--- start Records provided ---
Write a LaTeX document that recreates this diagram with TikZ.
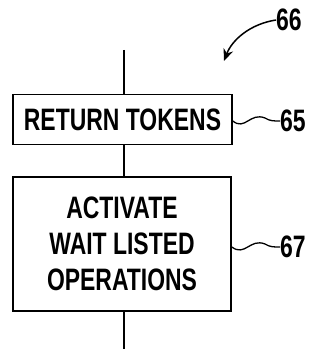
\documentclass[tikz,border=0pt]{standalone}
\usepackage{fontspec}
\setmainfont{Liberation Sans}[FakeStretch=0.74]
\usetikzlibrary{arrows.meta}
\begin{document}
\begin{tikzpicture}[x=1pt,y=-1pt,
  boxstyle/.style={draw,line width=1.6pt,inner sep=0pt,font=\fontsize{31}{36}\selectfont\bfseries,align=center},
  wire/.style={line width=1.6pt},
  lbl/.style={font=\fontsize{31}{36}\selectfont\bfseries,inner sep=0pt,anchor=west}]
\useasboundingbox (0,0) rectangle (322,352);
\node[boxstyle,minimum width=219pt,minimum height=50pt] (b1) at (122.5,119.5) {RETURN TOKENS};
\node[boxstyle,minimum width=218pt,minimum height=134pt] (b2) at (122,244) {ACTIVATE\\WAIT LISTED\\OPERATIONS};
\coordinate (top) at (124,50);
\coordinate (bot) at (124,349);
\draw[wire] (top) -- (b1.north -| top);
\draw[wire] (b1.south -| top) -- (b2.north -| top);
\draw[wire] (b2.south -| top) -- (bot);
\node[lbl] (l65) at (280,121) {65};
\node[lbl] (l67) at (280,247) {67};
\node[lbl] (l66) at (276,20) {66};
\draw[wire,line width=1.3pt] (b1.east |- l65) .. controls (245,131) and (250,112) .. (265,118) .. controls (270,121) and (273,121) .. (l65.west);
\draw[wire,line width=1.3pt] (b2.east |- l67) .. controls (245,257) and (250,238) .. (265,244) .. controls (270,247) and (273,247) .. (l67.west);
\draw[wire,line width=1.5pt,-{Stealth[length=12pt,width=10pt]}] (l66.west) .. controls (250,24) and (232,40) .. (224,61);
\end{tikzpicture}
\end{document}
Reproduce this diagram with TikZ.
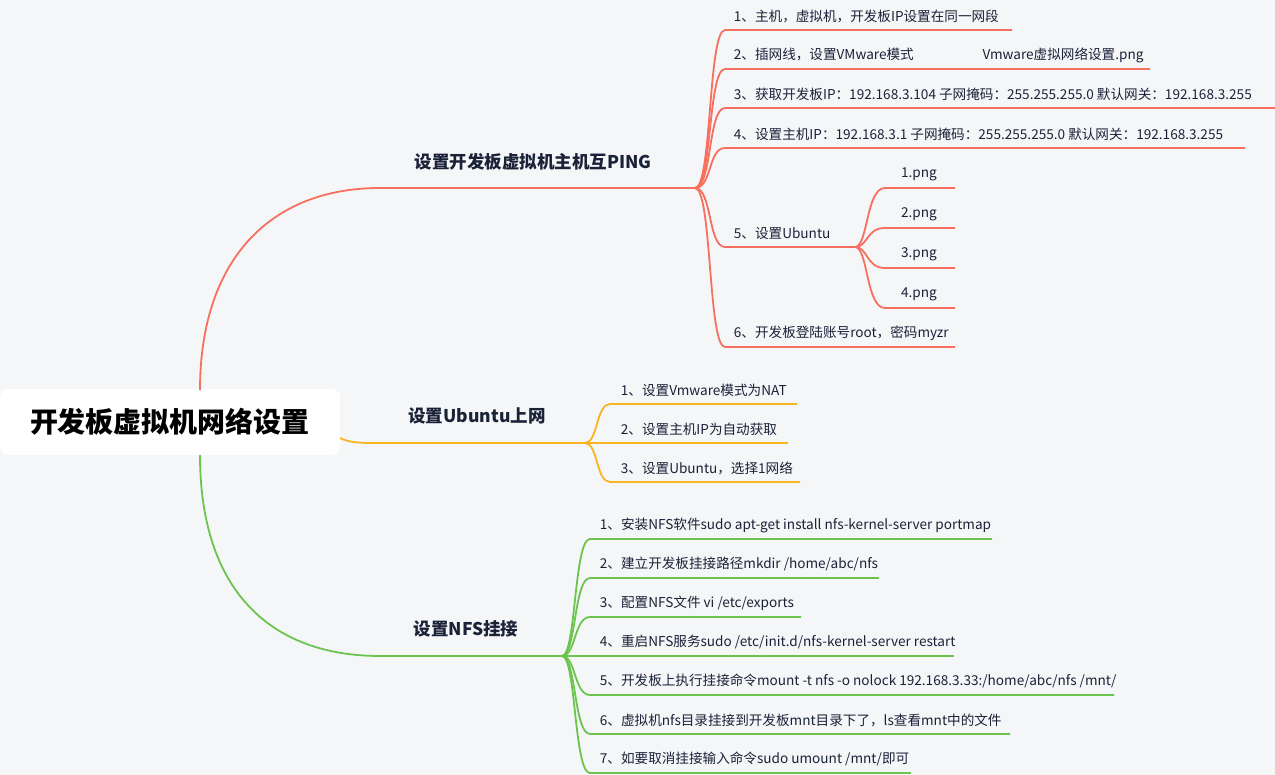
--- end Records provided ---
→ Task prompt:
Restate the data above word for word. Do not include the images.

→ Exercise response:
Write a LaTeX document that recreates this diagram with TikZ.
\documentclass[tikz,border=0pt]{standalone}
\usepackage{fontspec}
\setmainfont{Liberation Sans}[FakeStretch=0.74]
\usetikzlibrary{arrows.meta}
\begin{document}
\begin{tikzpicture}[x=1pt,y=-1pt,
  boxstyle/.style={draw,line width=1.6pt,inner sep=0pt,font=\fontsize{31}{36}\selectfont\bfseries,align=center},
  wire/.style={line width=1.6pt},
  lbl/.style={font=\fontsize{31}{36}\selectfont\bfseries,inner sep=0pt,anchor=west}]
\useasboundingbox (0,0) rectangle (322,352);
\node[boxstyle,minimum width=219pt,minimum height=50pt] (b1) at (122.5,119.5) {RETURN TOKENS};
\node[boxstyle,minimum width=218pt,minimum height=134pt] (b2) at (122,244) {ACTIVATE\\WAIT LISTED\\OPERATIONS};
\coordinate (top) at (124,50);
\coordinate (bot) at (124,349);
\draw[wire] (top) -- (b1.north -| top);
\draw[wire] (b1.south -| top) -- (b2.north -| top);
\draw[wire] (b2.south -| top) -- (bot);
\node[lbl] (l65) at (280,121) {65};
\node[lbl] (l67) at (280,247) {67};
\node[lbl] (l66) at (276,20) {66};
\draw[wire,line width=1.3pt] (b1.east |- l65) .. controls (245,131) and (250,112) .. (265,118) .. controls (270,121) and (273,121) .. (l65.west);
\draw[wire,line width=1.3pt] (b2.east |- l67) .. controls (245,257) and (250,238) .. (265,244) .. controls (270,247) and (273,247) .. (l67.west);
\draw[wire,line width=1.5pt,-{Stealth[length=12pt,width=10pt]}] (l66.west) .. controls (250,24) and (232,40) .. (224,61);
\end{tikzpicture}
\end{document}
Reproduce this diagram with TikZ.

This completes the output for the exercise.